瑠花ちゃんへの「好き」から、この後ろめたさを取り除くことができない。瑠花ちゃんとセックスする妄想で自慰をしては、果てたあとに自分はなんてことをしてしまったのだ、という後悔で打ち拉がれてしまう。好きな人と触れ合いたい、ただそれだけなのに。でも、いざ瑠花ちゃんと会うとこうした邪念がまったく湧いてこないのが救い。瑠花ちゃんに逢えるだけで幸せが溢れ出してきて、他の何もいらなくなる。

「どう思う ?

逢いたいときに選べて逢えたら,うれしい ?

芝居を介さずとも」

瑠花ちゃんのTumblrに書かれた文言について考える。
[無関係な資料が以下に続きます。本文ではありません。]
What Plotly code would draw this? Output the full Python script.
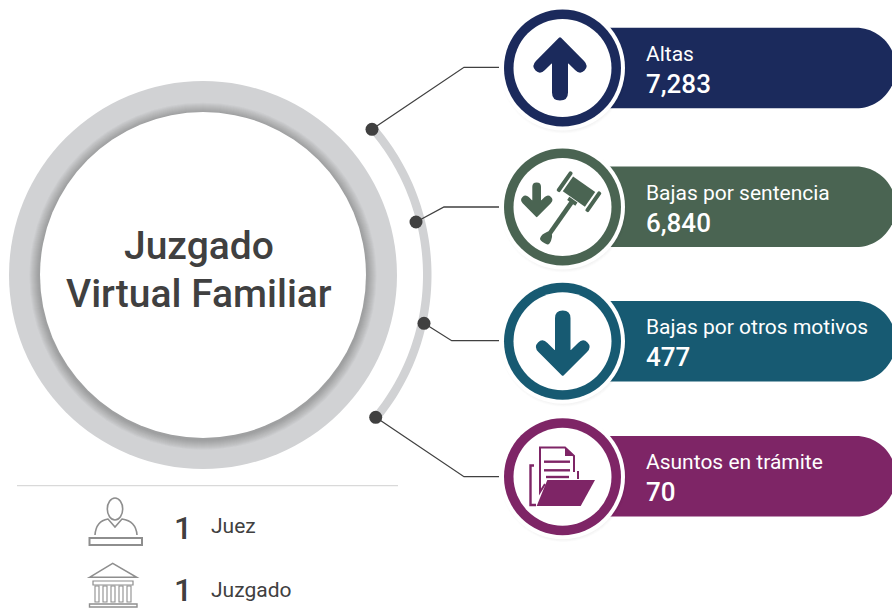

逢いたいときに逢えたらうれしい。でも、以前のミスiDカフェみたいな形式のイベントは苦手。話したいことがたくさんありすぎて会話に詰まってしまうし、他愛のないことを話すには周りの目が気になりすぎる。芝居の感想を、芝居をみた直後に話せる面会は、無理がない。無理がないけど、いつも話し足りなくて、もっと話すことができたらいいのにって高望みしてしまう。落ち着いて、瑠花ちゃんの目と呼吸をみて、ゆっくり話せる場ができたら私はうれしいです。そして瑠花ちゃんの話も、少しずつでいいから私は聴きたい。

こうして書き出してみると、やっぱり瑠花ちゃんのこと好きだな。好き。大好き。それが恋愛感情であろうとなかろうと、大した問題ではないのかもしれない。私のなかでいちばん大切なのは、瑠花ちゃん自身の納得。瑠花ちゃんが望むことを叶えてあげたい。

瑠花ちゃんが私を含むファンと逢いたいなら、事務所を通して企画してもらえたらまず間違いなく私は参加するし、あるいはこれは私の思い上がりに等しい妄想だけど、もしも瑠花ちゃんがプライベートで私に逢いたいと願ってくれるなら、私はそれに報いたい、と思う。いつか「違反になってしまう」と言われたから、私からは持ち掛けられないし、望むことのできる立場でもないのだけれど。

瑠花ちゃんに逢えるなら、いつでも逢いたい。でも己のために「表現すること」を追求する私の推しが、"ファンのまま"である関係を私に望むなら、私はそれを望んで受け入れたいと思う。または、いまは芝居に専念したくてファンとの交流が負担になってしまうというなら、表現を追求することに専念してほしい、とも思う。私が瑠花ちゃんのことを好きだと思う気持ちは、どんな関係性であれ変わらない。これからも瑠花ちゃんの嫌がることはしないし、望まないことは避けるように努力もする。そうやって関係をケアすることを継続できたら、すべてを失った私にも「何か」が残るだろうか?

もっと色々なことを瑠花ちゃんと話したい。話をしていきたい。SNS越しでも、日常的に言葉を交わしていくことが大事だとわかったから。格好つけたりせずに、些細なことでもコミュニケーションを試みることが大事。それで、関係性に曖昧な領域ができてもいいと思う。線引きをすることは大切だけど、線引きだけがすべてじゃない。私が瑠花ちゃんに望む関係性と瑠花ちゃんが私に望む距離。そこに、どのように線を引くことができるだろうか。改めて、自分にできることを考えていきたい。

久しぶりに思いの丈を書き記していたら夜が明けてしまった。これから眠りにつきます。目が覚めたら少しだけ世界が晴れていたらいいな。